While applications for those hoping to begin rabbinic or cantorial studies in the fall were due in December, the seminary has extended the deadline to June 30 to accommodate those affected by the policy change.
The chancellor-elect of the seminary, Arnold Eisen, told The New York Sun that his decision “reaffirms the character of the centrist movement” by embracing modernity within the confines of rabbinic rulings on Jewish laws.
This decision comes about four months after the Conservative movement’s law committee adopted a position paper permitting the rabbinic ordination of gays and lesbians, although it maintains a ban on anal sex. That position paper also allows Conservative clergy to perform same-sex unions. Also adopted at that time were two other position papers opposing the ordination of homosexuals.

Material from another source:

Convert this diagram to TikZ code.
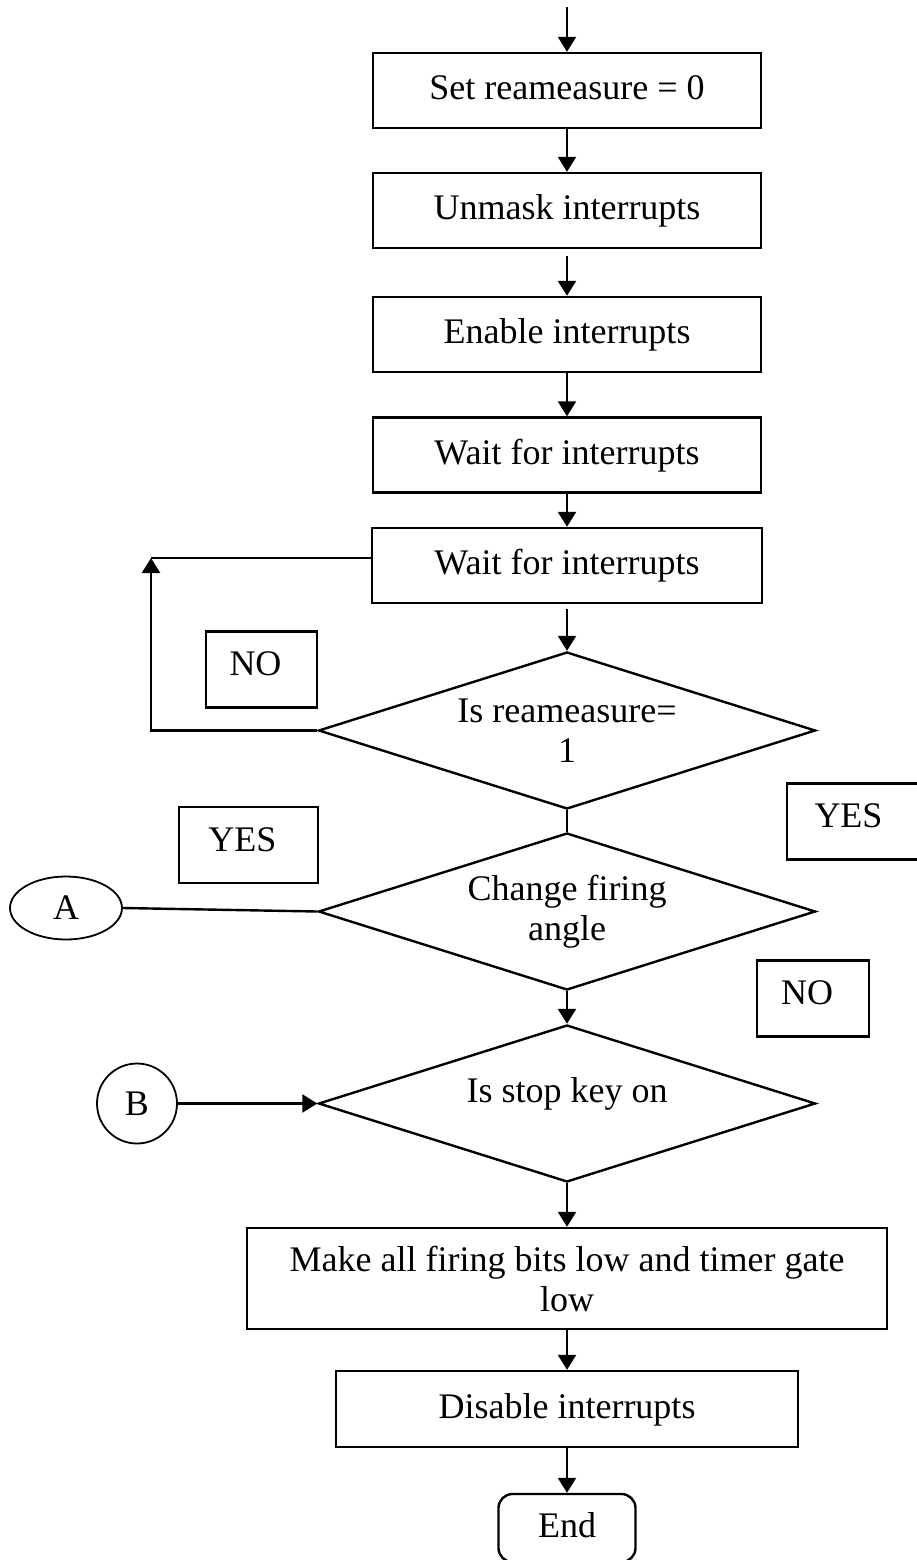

Law committee decisions, which can be contradictory, are designed to guide Conservative institutions and clergy. They do not dictate the policies of individual congregations or their leaders.
Mr. Eisen, in an open letter announcing his decision, said he believes Jewish law allows for and mandates “revision of legal limitations placed upon homosexual activity.”
A seminary Talmud professor, Rabbi Joel Roth, who resigned from the law committee after it adopted the position allowing for homosexual ordination, told The New York Sun that he was disappointed by Mr. Eisen’s decision “not because gays will be admitted to the rabbinical school, but because it is illegal from my point of view.”
Rabbi Roth said its imperative for seminary leaders to make clear that “this is an issue in which there are different opinions, and in which both sides are equally valid.”
He said: “The worst-case scenario is the decision will move the bell curve of the Conservative movement in a way that people who hold my view no longer feel part of the Conservative movement because they’re made to feel uncomfortable here.”
Earlier this month, a smaller Conservative rabbinic school, the University of Judaism in Los Angeles, announced that it had accepted its first gay applicants.